Fraszyńska szukała pomocy u duchów przodków
Jolanta Fraszyńska, próbując znaleźć lek na nerwicę, z którą zmagała się od wielu lat, postanowiła poddać się niekonwencjonalnej terapii, ostro potępianej przez środowisko psychologów.
W niedawnym wywiadzie dla "Gali" 41-letnia Fraszyńska po raz pierwszy opowiedziała o bardzo intymnych szczegółach ze swojego życia: o pogodzeniu się z ojcem, trudnej sytuacji rodzinnej i swojej nerwicy lękowej.
Tygodnik "Świat & Ludzie" dowiedział się, że ten ostatni problem aktorka starała się rozwiązać na wiele sposobów - szukała pomocy nie tylko u psychologów, ale także u astrologów i ludzi zajmujących się prognozowaniem życia. Pomogła jej jednak dopiero kontrowersyjna metoda Berta Hellingera.

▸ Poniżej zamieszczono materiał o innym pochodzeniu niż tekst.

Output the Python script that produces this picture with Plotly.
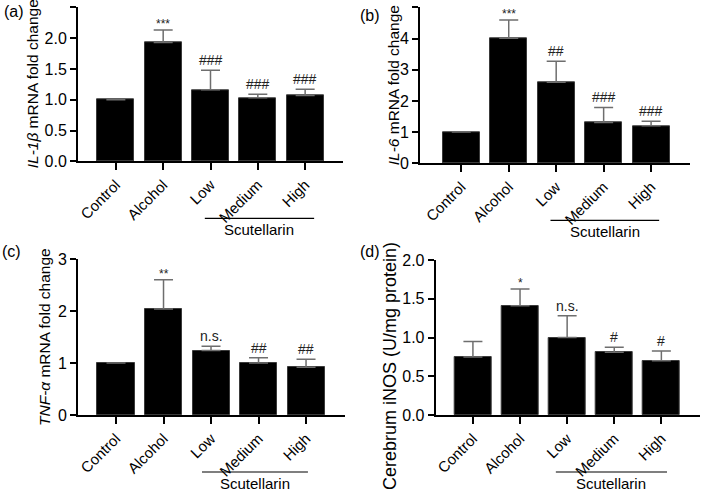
import plotly.graph_objects as go

W, H = 704, 491
FONT = "Arial, 'Liberation Sans', sans-serif"
ERR_GRAY = "#6e6e6e"

categories = ["Control", "Alcohol", "Low", "Medium", "High"]

il1b_mean = [1.0, 1.93, 1.16, 1.03, 1.07]
il1b_err = [0.0, 0.20, 0.32, 0.06, 0.10]
il1b_sig = ["", "***", "###", "###", "###"]

il6_mean = [1.0, 4.01, 2.60, 1.31, 1.20]
il6_err = [0.0, 0.58, 0.67, 0.48, 0.15]
il6_sig = ["", "***", "##", "###", "###"]

tnf_mean = [1.0, 2.04, 1.24, 1.00, 0.92]
tnf_err = [0.0, 0.56, 0.08, 0.10, 0.15]
tnf_sig = ["", "**", "n.s.", "##", "##"]

inos_mean = [0.75, 1.41, 1.00, 0.81, 0.70]
inos_err = [0.20, 0.215, 0.28, 0.065, 0.125]
inos_sig = ["", "*", "n.s.", "#", "#"]

# panel geometry in pixels: x-axis span, y-axis span (top, bottom)
panels = [
    dict(label="(a)", mean=il1b_mean, err=il1b_err, sig=il1b_sig,
         px=(78, 343), py=(7.3, 161.3), xr=(-0.8, 4.8), yr=(0, 2.5), dtick=0.5, fmt=".1f",
         title="<i>IL-1β</i> mRNA fold change", tx=32, tsize=15.5, ty=None,
         lab=(2, 12), line=(1.88, 4.19)),
    dict(label="(b)", mean=il6_mean, err=il6_err, sig=il6_sig,
         px=(420, 690), py=(7.3, 163.3), xr=(-0.87, 4.82), yr=(0, 5), dtick=1, fmt="d",
         title="<i>IL-6</i> mRNA fold change", tx=393, tsize=15.5, ty=None,
         lab=(358, 15), line=(1.88, 4.17)),
    dict(label="(c)", mean=tnf_mean, err=tnf_err, sig=tnf_sig,
         px=(78, 345), py=(259, 415), xr=(-0.8, 4.82), yr=(0, 3), dtick=1, fmt="d",
         title="<i>TNF-α</i> mRNA fold change", tx=44, tsize=15.5, ty=None,
         lab=(0, 251), line=(1.81, 4.04)),
    dict(label="(d)", mean=inos_mean, err=inos_err, sig=inos_sig,
         px=(435.7, 700), py=(260, 415), xr=(-0.79, 4.82), yr=(0, 2), dtick=0.5, fmt=".1f",
         title="Cerebrum iNOS (U/mg protein)", tx=390, tsize=18, ty=366,
         lab=(358, 251), line=(1.76, 4.12)),
]

LINE_DROP = 57
TEXT_DROP = 68

fig = go.Figure()
annotations = []
shapes = []

for i, p in enumerate(panels):
    n = "" if i == 0 else str(i + 1)
    xa, ya = "x" + n, "y" + n
    fig.add_trace(go.Bar(
        x=list(range(len(categories))), y=p["mean"], xaxis=xa, yaxis=ya,
        width=0.78, marker=dict(color="black", line=dict(color="#3a3a3a", width=1)),
        error_y=dict(type="data", symmetric=False, array=p["err"],
                     arrayminus=[0] * len(categories),
                     color=ERR_GRAY, thickness=1.5, width=9.5),
        showlegend=False,
    ))
    x0, x1 = p["px"]
    top, bot = p["py"]
    axis_h = bot - top
    common = dict(showgrid=False, zeroline=False, showline=True, linecolor="black",
                  linewidth=2, ticks="outside", tickwidth=2, tickcolor="black",
                  automargin=False)
    fig.update_layout(**{
        ("xaxis" + n): dict(domain=[x0 / W, x1 / W], range=list(p["xr"]), anchor=ya,
                            tickmode="array", tickvals=list(range(len(categories))),
                            ticktext=categories, tickangle=-45, ticklen=7,
                            tickfont=dict(family=FONT, size=15, color="black"), **common),
        ("yaxis" + n): dict(domain=[1 - bot / H, 1 - top / H], range=list(p["yr"]),
                            anchor=xa, dtick=p["dtick"], tickformat=p["fmt"], ticklen=6,
                            tickfont=dict(family=FONT, size=16, color="black"), **common),
    })
    # significance marks above error bars
    for k, s in enumerate(p["sig"]):
        if s:
            star = "*" in s
            annotations.append(dict(
                x=k, y=p["mean"][k] + p["err"][k], xref=xa, yref=ya, text=s,
                showarrow=False, yanchor="bottom", yshift=-3 if star else 0,
                font=dict(family=FONT, size=12 if star else 14, color="#222"),
            ))
    # axis title
    ty = p["ty"] if p["ty"] is not None else (top + bot) / 2
    annotations.append(dict(
        x=p["tx"] / W, y=1 - ty / H, xref="paper", yref="paper", text=p["title"],
        textangle=-90, showarrow=False, xanchor="center", yanchor="middle",
        font=dict(family=FONT, size=p["tsize"], color="black"),
    ))
    # panel label
    lx, ly = p["lab"]
    annotations.append(dict(
        x=lx / W, y=1 - ly / H, xref="paper", yref="paper", text=p["label"],
        showarrow=False, xanchor="left", yanchor="middle",
        font=dict(family=FONT, size=16, color="black"),
    ))
    # Scutellarin bracket
    lx0, lx1 = p["line"]
    shapes.append(dict(type="line", xref=xa, yref=ya + " domain",
                       x0=lx0, x1=lx1, y0=-LINE_DROP / axis_h, y1=-LINE_DROP / axis_h,
                       line=dict(color="black", width=1.2)))
    annotations.append(dict(
        x=(lx0 + lx1) / 2, y=-TEXT_DROP / axis_h, xref=xa, yref=ya + " domain",
        text="Scutellarin", showarrow=False, xanchor="center", yanchor="middle",
        font=dict(family=FONT, size=15, color="black"),
    ))

fig.update_layout(
    width=W, height=H, margin=dict(l=0, r=0, t=0, b=0),
    plot_bgcolor="white", paper_bgcolor="white",
    annotations=annotations, shapes=shapes, bargap=0,
)

fig.write_html("out.html", config={"displayModeBar": False},
               post_script="document.body.style.margin='0';")
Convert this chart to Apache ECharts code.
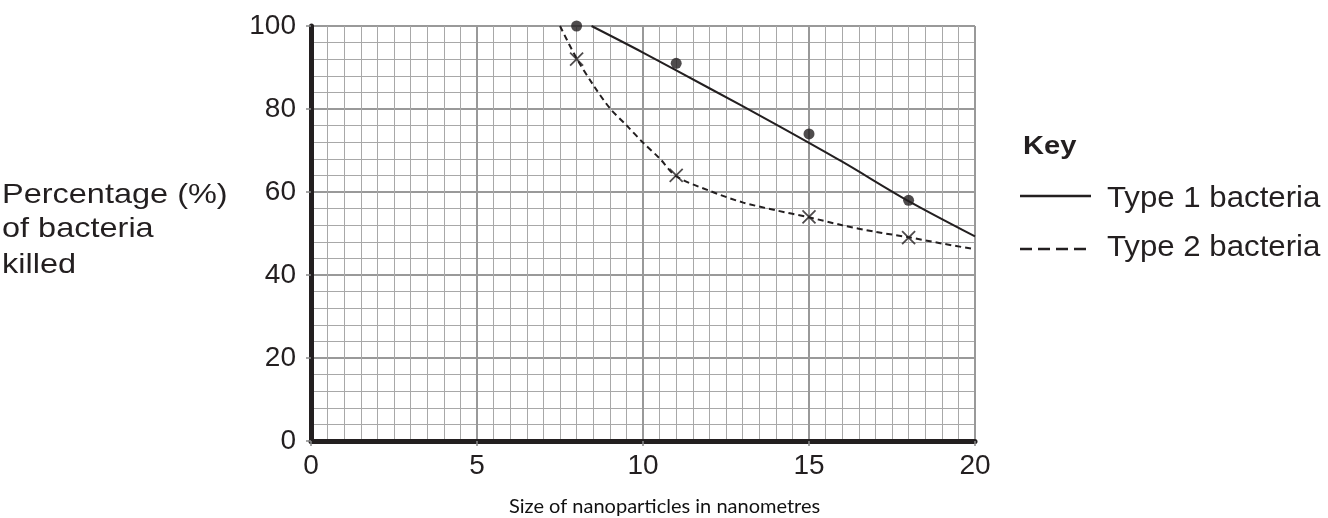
<!DOCTYPE html>
<html><head><meta charset="utf-8">
<script src="https://cdn.jsdelivr.net/npm/echarts@6/dist/echarts.min.js"></script>
<style>html,body{margin:0;padding:0;background:#fff}#c{width:1328px;height:518px}</style>
</head><body><div id="c"></div>
<script>
// measured points
const type1Points = [[8, 100], [11, 91], [15, 74], [18, 58]];
const type2Points = [[8, 92], [11, 64], [15, 54], [18, 49]];
// lines of best fit as drawn in the reference
const type1Curve = [[8.45, 100], [10, 93.6], [12, 85], [14, 76.3], [16, 67.3], [18, 57.8], [20, 49.3]];
const type2Curve = [[7.5, 100], [8, 92.2], [8.5, 85.8], [9, 80.2], [9.5, 76.1], [10, 71.9], [10.5, 68.1], [11, 63.8],
  [12, 60.3], [13, 57.5], [14, 55.6], [15, 53.9], [16, 52], [17, 50.4], [18, 49.1], [19, 47.6], [20, 46.2]];
const xTicks = [0, 5, 10, 15, 20];
const yTicks = [0, 20, 40, 60, 80, 100];
const yTitle = ['Percentage (%)', 'of bacteria', 'killed'];
const xTitle = 'Size of nanoparticles in nanometres';
const keyTitle = 'Key';
const seriesNames = ['Type 1 bacteria', 'Type 2 bacteria'];

const chart = echarts.init(document.getElementById('c'));
const ARIAL = '"Liberation Sans", Arial, sans-serif';
const ink = '#231f20';
const labelFont = {fontFamily: ARIAL, fontSize: 28, color: ink};
chart.setOption({
  animation: false,
  grid: {left: 311, top: 26, width: 664, height: 415},
  xAxis: {
    type: 'value', min: xTicks[0], max: xTicks[xTicks.length - 1], interval: 5,
    axisLine: {show: true, onZero: false, lineStyle: {color: ink, width: 5}},
    axisTick: {show: true, length: 5, lineStyle: {color: '#888', width: 1.5}},
    axisLabel: Object.assign({margin: 11}, labelFont),
    splitLine: {show: true, lineStyle: {color: '#999', width: 2}},
    minorTick: {show: false, splitNumber: 10},
    minorSplitLine: {show: true, lineStyle: {color: '#a8a8a8', width: 1}}
  },
  yAxis: {
    type: 'value', min: yTicks[0], max: yTicks[yTicks.length - 1], interval: 20,
    axisLine: {show: true, onZero: false, lineStyle: {color: ink, width: 5}},
    axisTick: {show: true, length: 5, lineStyle: {color: '#888', width: 1.5}},
    axisLabel: Object.assign({margin: 15}, labelFont),
    splitLine: {show: true, lineStyle: {color: '#999', width: 2}},
    minorTick: {show: false, splitNumber: 5},
    minorSplitLine: {show: true, lineStyle: {color: '#a8a8a8', width: 1}}
  },
  series: [
    {name: seriesNames[0], type: 'line', data: type1Curve, smooth: 0.3, symbol: 'none',
     lineStyle: {color: ink, width: 2}, z: 3},
    {name: seriesNames[0] + ' points', type: 'scatter', data: type1Points, symbol: 'circle', symbolSize: 11,
     itemStyle: {color: ink}, z: 4},
    {name: seriesNames[1], type: 'line', data: type2Curve, smooth: 0.3, symbol: 'none',
     lineStyle: {color: ink, width: 2, type: [6, 4]}, z: 3},
    {name: seriesNames[1] + ' points', type: 'scatter', data: type2Points,
     symbol: 'path://M0,0L10,10M10,0L0,10', symbolSize: 13, symbolKeepAspect: true,
     itemStyle: {color: 'none', borderColor: ink, borderWidth: 1.8}, z: 4}
  ],
  graphic: [
    ...yTitle.map((t, i) => ({type: 'text', x: 2, y: [181, 215, 251][i], scaleX: 1.16,
      style: {text: t, font: '28px ' + ARIAL, fill: ink}})),
    {type: 'text', x: 509, y: 497,
      style: {text: xTitle, font: '20px Lato, "Open Sans", sans-serif', fill: '#111'}},
    {type: 'text', x: 1023, y: 134, scaleX: 1.12, style: {text: keyTitle, font: 'bold 26px ' + ARIAL, fill: ink}},
    {type: 'line', shape: {x1: 1020, y1: 196, x2: 1091, y2: 196}, style: {stroke: ink, lineWidth: 2.5}},
    {type: 'line', shape: {x1: 1020, y1: 249, x2: 1088, y2: 249}, style: {stroke: ink, lineWidth: 2.5, lineDash: [12, 6]}},
    {type: 'text', x: 1107, y: 184, scaleX: 1.04, style: {text: seriesNames[0], font: '30px ' + ARIAL, fill: ink}},
    {type: 'text', x: 1107, y: 233, scaleX: 1.04, style: {text: seriesNames[1], font: '30px ' + ARIAL, fill: ink}}
  ]
});
</script></body></html>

"Dla niej była jak objawienie, choć ma świadomość, że ta metoda dzieli nawet środowisko psychologów - podczas seansu przywołuje się bowiem duchy zmarłych przodków. Dla niej jednak stała się bezcenna w walce z własnymi lękami, niepewnością i poczuciem zagrożenia" - czytamy w piśmie.
Niemieckie towarzystwo psychologiczne krytykuje metodę Berta Hellingera i uważa, że może ona mieć bardzo groźne następstwa.